→ **Work to complete**
Quote all of the data that follows exactly as written, skipping the images.

→ **Recorded data**
--

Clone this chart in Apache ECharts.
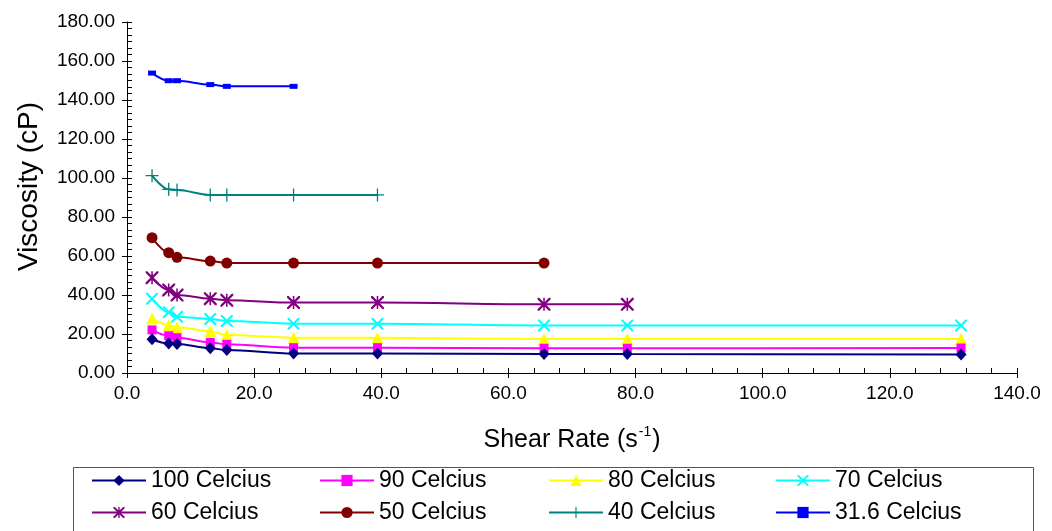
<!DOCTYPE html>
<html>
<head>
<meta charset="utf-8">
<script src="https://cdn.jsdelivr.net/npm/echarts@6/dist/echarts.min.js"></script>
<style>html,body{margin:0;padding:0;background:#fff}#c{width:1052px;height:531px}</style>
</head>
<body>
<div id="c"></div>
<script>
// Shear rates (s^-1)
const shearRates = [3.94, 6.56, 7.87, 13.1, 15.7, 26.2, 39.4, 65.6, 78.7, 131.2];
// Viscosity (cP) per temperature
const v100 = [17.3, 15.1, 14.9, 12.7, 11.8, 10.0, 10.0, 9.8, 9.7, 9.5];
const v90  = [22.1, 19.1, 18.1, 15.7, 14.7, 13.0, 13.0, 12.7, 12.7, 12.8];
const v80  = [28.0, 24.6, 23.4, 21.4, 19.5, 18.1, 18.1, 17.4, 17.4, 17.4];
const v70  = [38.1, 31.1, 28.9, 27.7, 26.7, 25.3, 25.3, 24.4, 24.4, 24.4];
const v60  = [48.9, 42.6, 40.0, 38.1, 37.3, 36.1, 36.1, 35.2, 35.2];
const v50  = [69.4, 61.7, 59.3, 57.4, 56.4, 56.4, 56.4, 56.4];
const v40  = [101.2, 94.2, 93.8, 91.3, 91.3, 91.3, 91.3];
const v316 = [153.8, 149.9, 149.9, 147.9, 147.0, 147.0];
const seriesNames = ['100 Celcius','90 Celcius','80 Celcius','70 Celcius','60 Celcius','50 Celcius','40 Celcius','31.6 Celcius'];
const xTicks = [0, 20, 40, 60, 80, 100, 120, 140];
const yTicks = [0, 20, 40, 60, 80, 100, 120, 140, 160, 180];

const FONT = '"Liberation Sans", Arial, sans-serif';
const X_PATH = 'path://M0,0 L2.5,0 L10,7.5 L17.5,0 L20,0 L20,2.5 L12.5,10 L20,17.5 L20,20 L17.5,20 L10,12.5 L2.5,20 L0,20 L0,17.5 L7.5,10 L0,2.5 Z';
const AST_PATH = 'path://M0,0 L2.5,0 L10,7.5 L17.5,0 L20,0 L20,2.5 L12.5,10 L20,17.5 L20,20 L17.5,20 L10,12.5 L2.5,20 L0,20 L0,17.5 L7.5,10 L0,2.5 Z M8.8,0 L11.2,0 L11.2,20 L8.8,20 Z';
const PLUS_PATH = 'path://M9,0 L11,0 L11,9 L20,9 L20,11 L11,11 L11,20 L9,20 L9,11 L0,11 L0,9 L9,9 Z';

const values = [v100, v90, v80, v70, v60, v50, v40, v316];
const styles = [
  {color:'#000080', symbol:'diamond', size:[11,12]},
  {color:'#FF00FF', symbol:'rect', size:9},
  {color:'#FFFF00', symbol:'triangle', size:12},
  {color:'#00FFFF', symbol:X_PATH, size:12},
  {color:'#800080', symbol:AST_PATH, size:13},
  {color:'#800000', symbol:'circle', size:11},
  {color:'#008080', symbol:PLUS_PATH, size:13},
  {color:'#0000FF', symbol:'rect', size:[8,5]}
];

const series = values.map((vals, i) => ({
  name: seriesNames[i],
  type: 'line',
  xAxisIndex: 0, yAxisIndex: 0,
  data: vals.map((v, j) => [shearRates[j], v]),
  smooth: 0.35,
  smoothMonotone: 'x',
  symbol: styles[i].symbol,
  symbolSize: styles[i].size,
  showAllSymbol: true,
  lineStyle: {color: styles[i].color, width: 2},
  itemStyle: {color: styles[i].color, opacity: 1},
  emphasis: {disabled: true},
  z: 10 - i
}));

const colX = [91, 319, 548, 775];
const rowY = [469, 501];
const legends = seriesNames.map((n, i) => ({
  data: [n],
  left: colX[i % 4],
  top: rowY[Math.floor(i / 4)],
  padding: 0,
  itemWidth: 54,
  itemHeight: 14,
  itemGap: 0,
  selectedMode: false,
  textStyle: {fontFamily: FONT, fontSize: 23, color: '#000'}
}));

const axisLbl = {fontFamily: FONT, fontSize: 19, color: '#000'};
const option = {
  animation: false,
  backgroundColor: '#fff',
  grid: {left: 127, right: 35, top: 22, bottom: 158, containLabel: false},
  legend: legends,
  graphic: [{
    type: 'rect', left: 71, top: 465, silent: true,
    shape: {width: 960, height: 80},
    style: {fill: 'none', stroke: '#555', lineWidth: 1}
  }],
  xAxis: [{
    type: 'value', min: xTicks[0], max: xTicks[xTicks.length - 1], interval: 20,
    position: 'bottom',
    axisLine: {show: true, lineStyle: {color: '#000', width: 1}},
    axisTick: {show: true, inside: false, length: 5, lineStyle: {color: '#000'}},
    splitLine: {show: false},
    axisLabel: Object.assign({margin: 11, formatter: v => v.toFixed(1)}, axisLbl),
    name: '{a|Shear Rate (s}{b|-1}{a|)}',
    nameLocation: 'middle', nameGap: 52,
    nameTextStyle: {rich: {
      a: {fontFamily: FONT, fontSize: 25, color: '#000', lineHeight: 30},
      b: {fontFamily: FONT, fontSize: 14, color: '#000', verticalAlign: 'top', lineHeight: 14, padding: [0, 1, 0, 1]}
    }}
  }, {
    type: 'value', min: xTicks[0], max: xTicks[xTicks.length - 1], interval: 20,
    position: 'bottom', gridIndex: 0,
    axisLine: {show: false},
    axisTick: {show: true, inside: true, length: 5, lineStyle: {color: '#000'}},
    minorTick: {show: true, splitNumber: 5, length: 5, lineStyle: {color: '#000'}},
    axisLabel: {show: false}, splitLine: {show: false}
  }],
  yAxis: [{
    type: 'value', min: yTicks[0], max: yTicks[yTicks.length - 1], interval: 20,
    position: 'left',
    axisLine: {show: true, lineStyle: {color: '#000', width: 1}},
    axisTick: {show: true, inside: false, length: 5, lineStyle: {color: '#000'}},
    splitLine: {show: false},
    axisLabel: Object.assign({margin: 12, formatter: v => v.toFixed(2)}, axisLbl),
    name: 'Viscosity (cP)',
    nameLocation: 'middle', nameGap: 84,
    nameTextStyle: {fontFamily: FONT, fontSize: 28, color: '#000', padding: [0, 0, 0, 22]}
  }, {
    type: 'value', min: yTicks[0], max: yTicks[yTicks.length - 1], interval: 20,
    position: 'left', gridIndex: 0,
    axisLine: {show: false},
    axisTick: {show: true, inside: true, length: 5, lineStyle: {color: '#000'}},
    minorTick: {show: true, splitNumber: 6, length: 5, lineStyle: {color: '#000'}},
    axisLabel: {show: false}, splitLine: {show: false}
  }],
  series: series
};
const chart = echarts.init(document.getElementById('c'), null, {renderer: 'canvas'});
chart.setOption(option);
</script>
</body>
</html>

--

→ **Complete answer**
Clone this chart in Apache ECharts.
<!DOCTYPE html>
<html>
<head>
<meta charset="utf-8">
<script src="https://cdn.jsdelivr.net/npm/echarts@6/dist/echarts.min.js"></script>
<style>html,body{margin:0;padding:0;background:#fff}#c{width:1052px;height:531px}</style>
</head>
<body>
<div id="c"></div>
<script>
// Shear rates (s^-1)
const shearRates = [3.94, 6.56, 7.87, 13.1, 15.7, 26.2, 39.4, 65.6, 78.7, 131.2];
// Viscosity (cP) per temperature
const v100 = [17.3, 15.1, 14.9, 12.7, 11.8, 10.0, 10.0, 9.8, 9.7, 9.5];
const v90  = [22.1, 19.1, 18.1, 15.7, 14.7, 13.0, 13.0, 12.7, 12.7, 12.8];
const v80  = [28.0, 24.6, 23.4, 21.4, 19.5, 18.1, 18.1, 17.4, 17.4, 17.4];
const v70  = [38.1, 31.1, 28.9, 27.7, 26.7, 25.3, 25.3, 24.4, 24.4, 24.4];
const v60  = [48.9, 42.6, 40.0, 38.1, 37.3, 36.1, 36.1, 35.2, 35.2];
const v50  = [69.4, 61.7, 59.3, 57.4, 56.4, 56.4, 56.4, 56.4];
const v40  = [101.2, 94.2, 93.8, 91.3, 91.3, 91.3, 91.3];
const v316 = [153.8, 149.9, 149.9, 147.9, 147.0, 147.0];
const seriesNames = ['100 Celcius','90 Celcius','80 Celcius','70 Celcius','60 Celcius','50 Celcius','40 Celcius','31.6 Celcius'];
const xTicks = [0, 20, 40, 60, 80, 100, 120, 140];
const yTicks = [0, 20, 40, 60, 80, 100, 120, 140, 160, 180];

const FONT = '"Liberation Sans", Arial, sans-serif';
const X_PATH = 'path://M0,0 L2.5,0 L10,7.5 L17.5,0 L20,0 L20,2.5 L12.5,10 L20,17.5 L20,20 L17.5,20 L10,12.5 L2.5,20 L0,20 L0,17.5 L7.5,10 L0,2.5 Z';
const AST_PATH = 'path://M0,0 L2.5,0 L10,7.5 L17.5,0 L20,0 L20,2.5 L12.5,10 L20,17.5 L20,20 L17.5,20 L10,12.5 L2.5,20 L0,20 L0,17.5 L7.5,10 L0,2.5 Z M8.8,0 L11.2,0 L11.2,20 L8.8,20 Z';
const PLUS_PATH = 'path://M9,0 L11,0 L11,9 L20,9 L20,11 L11,11 L11,20 L9,20 L9,11 L0,11 L0,9 L9,9 Z';

const values = [v100, v90, v80, v70, v60, v50, v40, v316];
const styles = [
  {color:'#000080', symbol:'diamond', size:[11,12]},
  {color:'#FF00FF', symbol:'rect', size:9},
  {color:'#FFFF00', symbol:'triangle', size:12},
  {color:'#00FFFF', symbol:X_PATH, size:12},
  {color:'#800080', symbol:AST_PATH, size:13},
  {color:'#800000', symbol:'circle', size:11},
  {color:'#008080', symbol:PLUS_PATH, size:13},
  {color:'#0000FF', symbol:'rect', size:[8,5]}
];

const series = values.map((vals, i) => ({
  name: seriesNames[i],
  type: 'line',
  xAxisIndex: 0, yAxisIndex: 0,
  data: vals.map((v, j) => [shearRates[j], v]),
  smooth: 0.35,
  smoothMonotone: 'x',
  symbol: styles[i].symbol,
  symbolSize: styles[i].size,
  showAllSymbol: true,
  lineStyle: {color: styles[i].color, width: 2},
  itemStyle: {color: styles[i].color, opacity: 1},
  emphasis: {disabled: true},
  z: 10 - i
}));

const colX = [91, 319, 548, 775];
const rowY = [469, 501];
const legends = seriesNames.map((n, i) => ({
  data: [n],
  left: colX[i % 4],
  top: rowY[Math.floor(i / 4)],
  padding: 0,
  itemWidth: 54,
  itemHeight: 14,
  itemGap: 0,
  selectedMode: false,
  textStyle: {fontFamily: FONT, fontSize: 23, color: '#000'}
}));

const axisLbl = {fontFamily: FONT, fontSize: 19, color: '#000'};
const option = {
  animation: false,
  backgroundColor: '#fff',
  grid: {left: 127, right: 35, top: 22, bottom: 158, containLabel: false},
  legend: legends,
  graphic: [{
    type: 'rect', left: 71, top: 465, silent: true,
    shape: {width: 960, height: 80},
    style: {fill: 'none', stroke: '#555', lineWidth: 1}
  }],
  xAxis: [{
    type: 'value', min: xTicks[0], max: xTicks[xTicks.length - 1], interval: 20,
    position: 'bottom',
    axisLine: {show: true, lineStyle: {color: '#000', width: 1}},
    axisTick: {show: true, inside: false, length: 5, lineStyle: {color: '#000'}},
    splitLine: {show: false},
    axisLabel: Object.assign({margin: 11, formatter: v => v.toFixed(1)}, axisLbl),
    name: '{a|Shear Rate (s}{b|-1}{a|)}',
    nameLocation: 'middle', nameGap: 52,
    nameTextStyle: {rich: {
      a: {fontFamily: FONT, fontSize: 25, color: '#000', lineHeight: 30},
      b: {fontFamily: FONT, fontSize: 14, color: '#000', verticalAlign: 'top', lineHeight: 14, padding: [0, 1, 0, 1]}
    }}
  }, {
    type: 'value', min: xTicks[0], max: xTicks[xTicks.length - 1], interval: 20,
    position: 'bottom', gridIndex: 0,
    axisLine: {show: false},
    axisTick: {show: true, inside: true, length: 5, lineStyle: {color: '#000'}},
    minorTick: {show: true, splitNumber: 5, length: 5, lineStyle: {color: '#000'}},
    axisLabel: {show: false}, splitLine: {show: false}
  }],
  yAxis: [{
    type: 'value', min: yTicks[0], max: yTicks[yTicks.length - 1], interval: 20,
    position: 'left',
    axisLine: {show: true, lineStyle: {color: '#000', width: 1}},
    axisTick: {show: true, inside: false, length: 5, lineStyle: {color: '#000'}},
    splitLine: {show: false},
    axisLabel: Object.assign({margin: 12, formatter: v => v.toFixed(2)}, axisLbl),
    name: 'Viscosity (cP)',
    nameLocation: 'middle', nameGap: 84,
    nameTextStyle: {fontFamily: FONT, fontSize: 28, color: '#000', padding: [0, 0, 0, 22]}
  }, {
    type: 'value', min: yTicks[0], max: yTicks[yTicks.length - 1], interval: 20,
    position: 'left', gridIndex: 0,
    axisLine: {show: false},
    axisTick: {show: true, inside: true, length: 5, lineStyle: {color: '#000'}},
    minorTick: {show: true, splitNumber: 6, length: 5, lineStyle: {color: '#000'}},
    axisLabel: {show: false}, splitLine: {show: false}
  }],
  series: series
};
const chart = echarts.init(document.getElementById('c'), null, {renderer: 'canvas'});
chart.setOption(option);
</script>
</body>
</html>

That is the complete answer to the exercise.